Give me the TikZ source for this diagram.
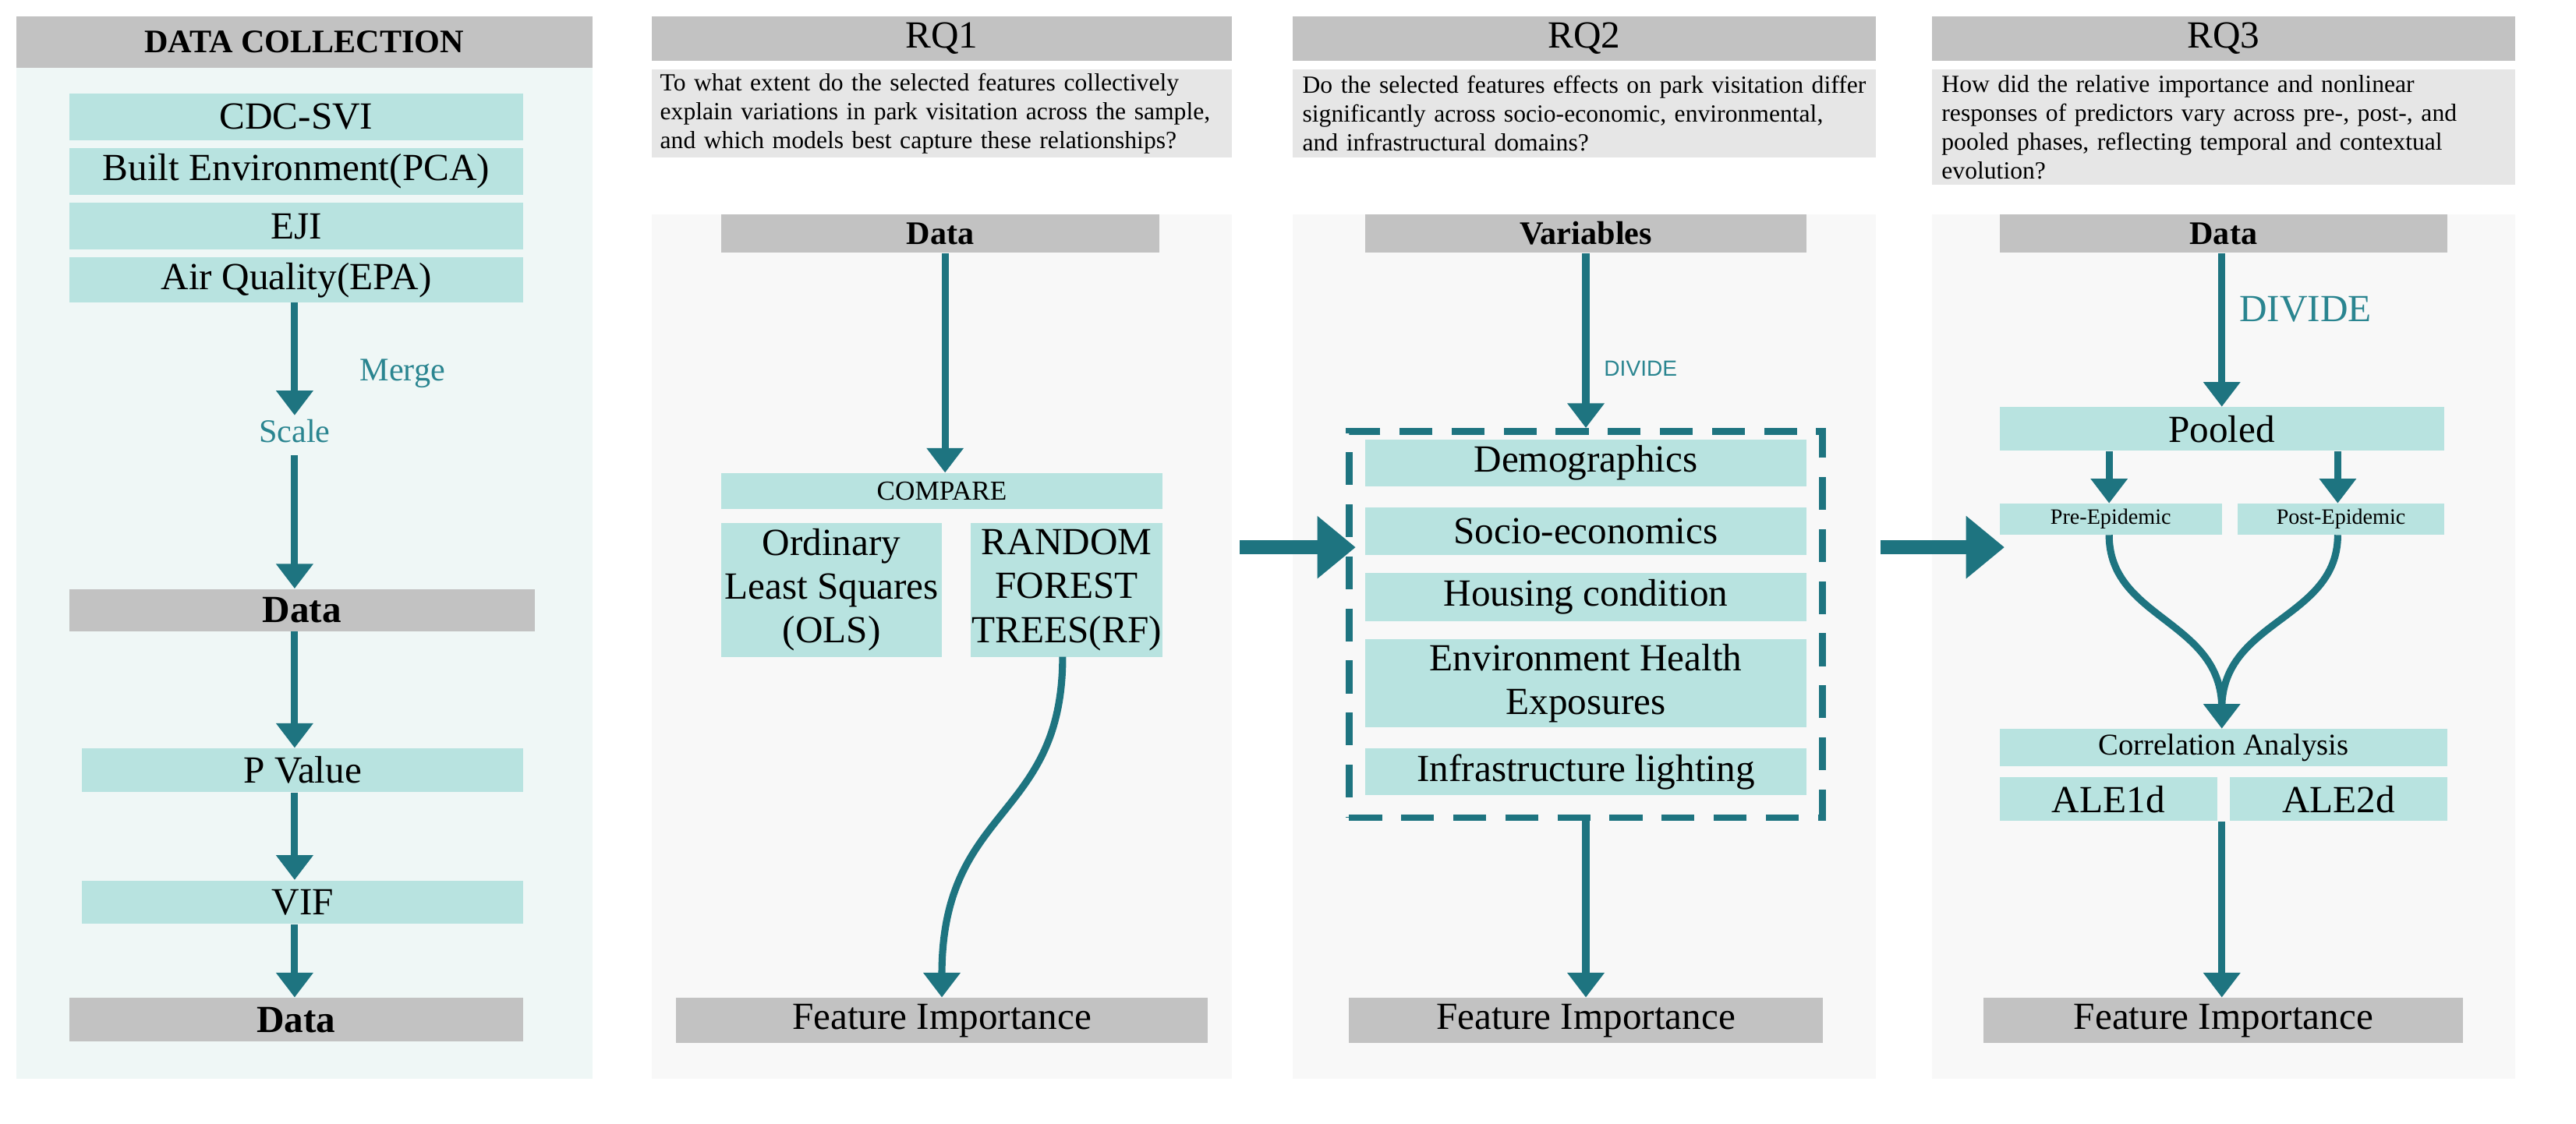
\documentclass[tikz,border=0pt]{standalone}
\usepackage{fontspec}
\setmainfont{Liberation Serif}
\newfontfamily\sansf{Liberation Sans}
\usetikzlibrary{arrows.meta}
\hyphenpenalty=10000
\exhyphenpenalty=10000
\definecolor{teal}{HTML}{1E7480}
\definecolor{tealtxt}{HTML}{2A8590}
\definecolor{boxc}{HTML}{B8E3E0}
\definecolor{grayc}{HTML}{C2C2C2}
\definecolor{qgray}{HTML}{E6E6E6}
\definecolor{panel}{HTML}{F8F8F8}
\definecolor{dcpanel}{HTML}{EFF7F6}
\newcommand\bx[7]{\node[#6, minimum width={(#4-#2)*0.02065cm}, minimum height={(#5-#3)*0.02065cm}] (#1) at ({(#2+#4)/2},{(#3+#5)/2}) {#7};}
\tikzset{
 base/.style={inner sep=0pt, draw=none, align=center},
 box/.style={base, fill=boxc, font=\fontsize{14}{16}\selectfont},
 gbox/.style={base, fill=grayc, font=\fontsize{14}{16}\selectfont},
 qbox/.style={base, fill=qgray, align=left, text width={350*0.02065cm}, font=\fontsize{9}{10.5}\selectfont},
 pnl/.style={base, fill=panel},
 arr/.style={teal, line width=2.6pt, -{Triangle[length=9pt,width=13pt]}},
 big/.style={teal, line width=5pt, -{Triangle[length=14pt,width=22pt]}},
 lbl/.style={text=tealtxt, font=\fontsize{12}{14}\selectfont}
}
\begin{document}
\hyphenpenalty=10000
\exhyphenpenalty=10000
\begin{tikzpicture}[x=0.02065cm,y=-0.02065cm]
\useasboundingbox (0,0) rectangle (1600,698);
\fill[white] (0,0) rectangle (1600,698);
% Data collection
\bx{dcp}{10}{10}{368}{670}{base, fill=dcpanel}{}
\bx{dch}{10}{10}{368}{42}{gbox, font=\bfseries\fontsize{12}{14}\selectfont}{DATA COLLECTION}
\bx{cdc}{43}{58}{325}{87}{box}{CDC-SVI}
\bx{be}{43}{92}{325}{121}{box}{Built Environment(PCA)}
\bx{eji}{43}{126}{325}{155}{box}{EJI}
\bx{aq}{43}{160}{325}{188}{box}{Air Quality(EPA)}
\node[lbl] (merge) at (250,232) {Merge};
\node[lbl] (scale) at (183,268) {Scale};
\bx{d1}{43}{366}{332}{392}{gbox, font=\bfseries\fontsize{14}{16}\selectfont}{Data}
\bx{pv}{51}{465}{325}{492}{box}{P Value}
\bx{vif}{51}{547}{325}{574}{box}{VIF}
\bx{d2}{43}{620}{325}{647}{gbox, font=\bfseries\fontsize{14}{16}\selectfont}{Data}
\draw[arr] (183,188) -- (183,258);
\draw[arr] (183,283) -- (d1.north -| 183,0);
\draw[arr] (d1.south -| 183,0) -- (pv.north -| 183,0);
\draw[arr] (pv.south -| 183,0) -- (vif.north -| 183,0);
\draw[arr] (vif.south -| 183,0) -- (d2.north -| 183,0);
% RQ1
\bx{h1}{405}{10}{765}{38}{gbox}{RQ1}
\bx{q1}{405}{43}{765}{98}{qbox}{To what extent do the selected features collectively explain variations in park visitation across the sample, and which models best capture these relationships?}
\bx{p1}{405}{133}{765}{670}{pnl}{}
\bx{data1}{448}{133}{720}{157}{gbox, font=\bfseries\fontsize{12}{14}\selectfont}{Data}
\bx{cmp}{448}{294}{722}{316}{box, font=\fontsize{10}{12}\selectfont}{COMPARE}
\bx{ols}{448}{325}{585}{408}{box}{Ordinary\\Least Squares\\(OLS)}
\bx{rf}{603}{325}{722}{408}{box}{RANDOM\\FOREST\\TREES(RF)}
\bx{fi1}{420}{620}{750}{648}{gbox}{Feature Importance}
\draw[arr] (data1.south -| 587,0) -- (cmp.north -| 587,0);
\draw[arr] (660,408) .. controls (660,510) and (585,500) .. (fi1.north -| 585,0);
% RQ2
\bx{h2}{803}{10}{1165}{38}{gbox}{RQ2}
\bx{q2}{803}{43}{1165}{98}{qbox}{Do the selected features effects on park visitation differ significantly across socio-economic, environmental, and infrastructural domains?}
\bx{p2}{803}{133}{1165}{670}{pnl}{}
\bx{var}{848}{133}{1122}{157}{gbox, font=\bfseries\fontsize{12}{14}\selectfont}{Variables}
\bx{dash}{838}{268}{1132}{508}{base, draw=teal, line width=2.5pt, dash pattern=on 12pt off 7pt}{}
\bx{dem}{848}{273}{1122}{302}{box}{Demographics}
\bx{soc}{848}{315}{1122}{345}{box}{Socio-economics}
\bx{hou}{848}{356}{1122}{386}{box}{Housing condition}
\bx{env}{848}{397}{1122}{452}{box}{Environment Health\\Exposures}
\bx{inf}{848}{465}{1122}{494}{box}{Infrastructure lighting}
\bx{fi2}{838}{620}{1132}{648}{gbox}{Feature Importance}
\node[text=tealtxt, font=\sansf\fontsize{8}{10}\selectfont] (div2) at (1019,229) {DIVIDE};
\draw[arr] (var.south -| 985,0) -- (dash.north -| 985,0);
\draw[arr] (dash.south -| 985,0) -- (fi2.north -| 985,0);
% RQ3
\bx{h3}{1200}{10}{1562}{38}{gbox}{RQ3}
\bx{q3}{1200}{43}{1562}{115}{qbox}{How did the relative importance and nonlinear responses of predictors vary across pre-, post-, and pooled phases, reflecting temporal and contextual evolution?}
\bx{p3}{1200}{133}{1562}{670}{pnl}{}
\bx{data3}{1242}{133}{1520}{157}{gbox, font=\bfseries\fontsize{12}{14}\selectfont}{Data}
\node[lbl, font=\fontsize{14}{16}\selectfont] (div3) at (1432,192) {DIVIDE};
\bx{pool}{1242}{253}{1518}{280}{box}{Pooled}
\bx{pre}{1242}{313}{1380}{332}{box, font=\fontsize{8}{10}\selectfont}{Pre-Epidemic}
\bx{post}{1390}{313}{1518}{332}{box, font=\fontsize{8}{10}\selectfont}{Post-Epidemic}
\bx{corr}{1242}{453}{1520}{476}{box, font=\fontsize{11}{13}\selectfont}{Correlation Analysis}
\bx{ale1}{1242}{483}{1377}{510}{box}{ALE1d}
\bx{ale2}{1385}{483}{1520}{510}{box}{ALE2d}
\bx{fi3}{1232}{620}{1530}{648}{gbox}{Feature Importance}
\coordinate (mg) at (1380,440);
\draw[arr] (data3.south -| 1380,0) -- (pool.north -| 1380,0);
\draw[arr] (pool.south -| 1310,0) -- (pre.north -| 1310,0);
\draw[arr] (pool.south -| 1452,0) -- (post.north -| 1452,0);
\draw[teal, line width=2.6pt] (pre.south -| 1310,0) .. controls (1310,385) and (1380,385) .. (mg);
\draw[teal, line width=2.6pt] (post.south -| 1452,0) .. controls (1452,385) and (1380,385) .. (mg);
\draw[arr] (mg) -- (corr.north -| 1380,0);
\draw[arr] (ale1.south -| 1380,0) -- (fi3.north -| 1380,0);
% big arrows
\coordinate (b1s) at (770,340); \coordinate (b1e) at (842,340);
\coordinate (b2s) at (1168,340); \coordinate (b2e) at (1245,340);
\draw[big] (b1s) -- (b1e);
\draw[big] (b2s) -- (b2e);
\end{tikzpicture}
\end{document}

┄┄┄┄┄┄

#### Directions for this task:
The listing above needs to be output again exactly. Don't include the pictures.

#### Output for this exercise:
Give me the TikZ source for this diagram.
\documentclass[tikz,border=0pt]{standalone}
\usepackage{fontspec}
\setmainfont{Liberation Serif}
\newfontfamily\sansf{Liberation Sans}
\usetikzlibrary{arrows.meta}
\hyphenpenalty=10000
\exhyphenpenalty=10000
\definecolor{teal}{HTML}{1E7480}
\definecolor{tealtxt}{HTML}{2A8590}
\definecolor{boxc}{HTML}{B8E3E0}
\definecolor{grayc}{HTML}{C2C2C2}
\definecolor{qgray}{HTML}{E6E6E6}
\definecolor{panel}{HTML}{F8F8F8}
\definecolor{dcpanel}{HTML}{EFF7F6}
\newcommand\bx[7]{\node[#6, minimum width={(#4-#2)*0.02065cm}, minimum height={(#5-#3)*0.02065cm}] (#1) at ({(#2+#4)/2},{(#3+#5)/2}) {#7};}
\tikzset{
 base/.style={inner sep=0pt, draw=none, align=center},
 box/.style={base, fill=boxc, font=\fontsize{14}{16}\selectfont},
 gbox/.style={base, fill=grayc, font=\fontsize{14}{16}\selectfont},
 qbox/.style={base, fill=qgray, align=left, text width={350*0.02065cm}, font=\fontsize{9}{10.5}\selectfont},
 pnl/.style={base, fill=panel},
 arr/.style={teal, line width=2.6pt, -{Triangle[length=9pt,width=13pt]}},
 big/.style={teal, line width=5pt, -{Triangle[length=14pt,width=22pt]}},
 lbl/.style={text=tealtxt, font=\fontsize{12}{14}\selectfont}
}
\begin{document}
\hyphenpenalty=10000
\exhyphenpenalty=10000
\begin{tikzpicture}[x=0.02065cm,y=-0.02065cm]
\useasboundingbox (0,0) rectangle (1600,698);
\fill[white] (0,0) rectangle (1600,698);
% Data collection
\bx{dcp}{10}{10}{368}{670}{base, fill=dcpanel}{}
\bx{dch}{10}{10}{368}{42}{gbox, font=\bfseries\fontsize{12}{14}\selectfont}{DATA COLLECTION}
\bx{cdc}{43}{58}{325}{87}{box}{CDC-SVI}
\bx{be}{43}{92}{325}{121}{box}{Built Environment(PCA)}
\bx{eji}{43}{126}{325}{155}{box}{EJI}
\bx{aq}{43}{160}{325}{188}{box}{Air Quality(EPA)}
\node[lbl] (merge) at (250,232) {Merge};
\node[lbl] (scale) at (183,268) {Scale};
\bx{d1}{43}{366}{332}{392}{gbox, font=\bfseries\fontsize{14}{16}\selectfont}{Data}
\bx{pv}{51}{465}{325}{492}{box}{P Value}
\bx{vif}{51}{547}{325}{574}{box}{VIF}
\bx{d2}{43}{620}{325}{647}{gbox, font=\bfseries\fontsize{14}{16}\selectfont}{Data}
\draw[arr] (183,188) -- (183,258);
\draw[arr] (183,283) -- (d1.north -| 183,0);
\draw[arr] (d1.south -| 183,0) -- (pv.north -| 183,0);
\draw[arr] (pv.south -| 183,0) -- (vif.north -| 183,0);
\draw[arr] (vif.south -| 183,0) -- (d2.north -| 183,0);
% RQ1
\bx{h1}{405}{10}{765}{38}{gbox}{RQ1}
\bx{q1}{405}{43}{765}{98}{qbox}{To what extent do the selected features collectively explain variations in park visitation across the sample, and which models best capture these relationships?}
\bx{p1}{405}{133}{765}{670}{pnl}{}
\bx{data1}{448}{133}{720}{157}{gbox, font=\bfseries\fontsize{12}{14}\selectfont}{Data}
\bx{cmp}{448}{294}{722}{316}{box, font=\fontsize{10}{12}\selectfont}{COMPARE}
\bx{ols}{448}{325}{585}{408}{box}{Ordinary\\Least Squares\\(OLS)}
\bx{rf}{603}{325}{722}{408}{box}{RANDOM\\FOREST\\TREES(RF)}
\bx{fi1}{420}{620}{750}{648}{gbox}{Feature Importance}
\draw[arr] (data1.south -| 587,0) -- (cmp.north -| 587,0);
\draw[arr] (660,408) .. controls (660,510) and (585,500) .. (fi1.north -| 585,0);
% RQ2
\bx{h2}{803}{10}{1165}{38}{gbox}{RQ2}
\bx{q2}{803}{43}{1165}{98}{qbox}{Do the selected features effects on park visitation differ significantly across socio-economic, environmental, and infrastructural domains?}
\bx{p2}{803}{133}{1165}{670}{pnl}{}
\bx{var}{848}{133}{1122}{157}{gbox, font=\bfseries\fontsize{12}{14}\selectfont}{Variables}
\bx{dash}{838}{268}{1132}{508}{base, draw=teal, line width=2.5pt, dash pattern=on 12pt off 7pt}{}
\bx{dem}{848}{273}{1122}{302}{box}{Demographics}
\bx{soc}{848}{315}{1122}{345}{box}{Socio-economics}
\bx{hou}{848}{356}{1122}{386}{box}{Housing condition}
\bx{env}{848}{397}{1122}{452}{box}{Environment Health\\Exposures}
\bx{inf}{848}{465}{1122}{494}{box}{Infrastructure lighting}
\bx{fi2}{838}{620}{1132}{648}{gbox}{Feature Importance}
\node[text=tealtxt, font=\sansf\fontsize{8}{10}\selectfont] (div2) at (1019,229) {DIVIDE};
\draw[arr] (var.south -| 985,0) -- (dash.north -| 985,0);
\draw[arr] (dash.south -| 985,0) -- (fi2.north -| 985,0);
% RQ3
\bx{h3}{1200}{10}{1562}{38}{gbox}{RQ3}
\bx{q3}{1200}{43}{1562}{115}{qbox}{How did the relative importance and nonlinear responses of predictors vary across pre-, post-, and pooled phases, reflecting temporal and contextual evolution?}
\bx{p3}{1200}{133}{1562}{670}{pnl}{}
\bx{data3}{1242}{133}{1520}{157}{gbox, font=\bfseries\fontsize{12}{14}\selectfont}{Data}
\node[lbl, font=\fontsize{14}{16}\selectfont] (div3) at (1432,192) {DIVIDE};
\bx{pool}{1242}{253}{1518}{280}{box}{Pooled}
\bx{pre}{1242}{313}{1380}{332}{box, font=\fontsize{8}{10}\selectfont}{Pre-Epidemic}
\bx{post}{1390}{313}{1518}{332}{box, font=\fontsize{8}{10}\selectfont}{Post-Epidemic}
\bx{corr}{1242}{453}{1520}{476}{box, font=\fontsize{11}{13}\selectfont}{Correlation Analysis}
\bx{ale1}{1242}{483}{1377}{510}{box}{ALE1d}
\bx{ale2}{1385}{483}{1520}{510}{box}{ALE2d}
\bx{fi3}{1232}{620}{1530}{648}{gbox}{Feature Importance}
\coordinate (mg) at (1380,440);
\draw[arr] (data3.south -| 1380,0) -- (pool.north -| 1380,0);
\draw[arr] (pool.south -| 1310,0) -- (pre.north -| 1310,0);
\draw[arr] (pool.south -| 1452,0) -- (post.north -| 1452,0);
\draw[teal, line width=2.6pt] (pre.south -| 1310,0) .. controls (1310,385) and (1380,385) .. (mg);
\draw[teal, line width=2.6pt] (post.south -| 1452,0) .. controls (1452,385) and (1380,385) .. (mg);
\draw[arr] (mg) -- (corr.north -| 1380,0);
\draw[arr] (ale1.south -| 1380,0) -- (fi3.north -| 1380,0);
% big arrows
\coordinate (b1s) at (770,340); \coordinate (b1e) at (842,340);
\coordinate (b2s) at (1168,340); \coordinate (b2e) at (1245,340);
\draw[big] (b1s) -- (b1e);
\draw[big] (b2s) -- (b2e);
\end{tikzpicture}
\end{document}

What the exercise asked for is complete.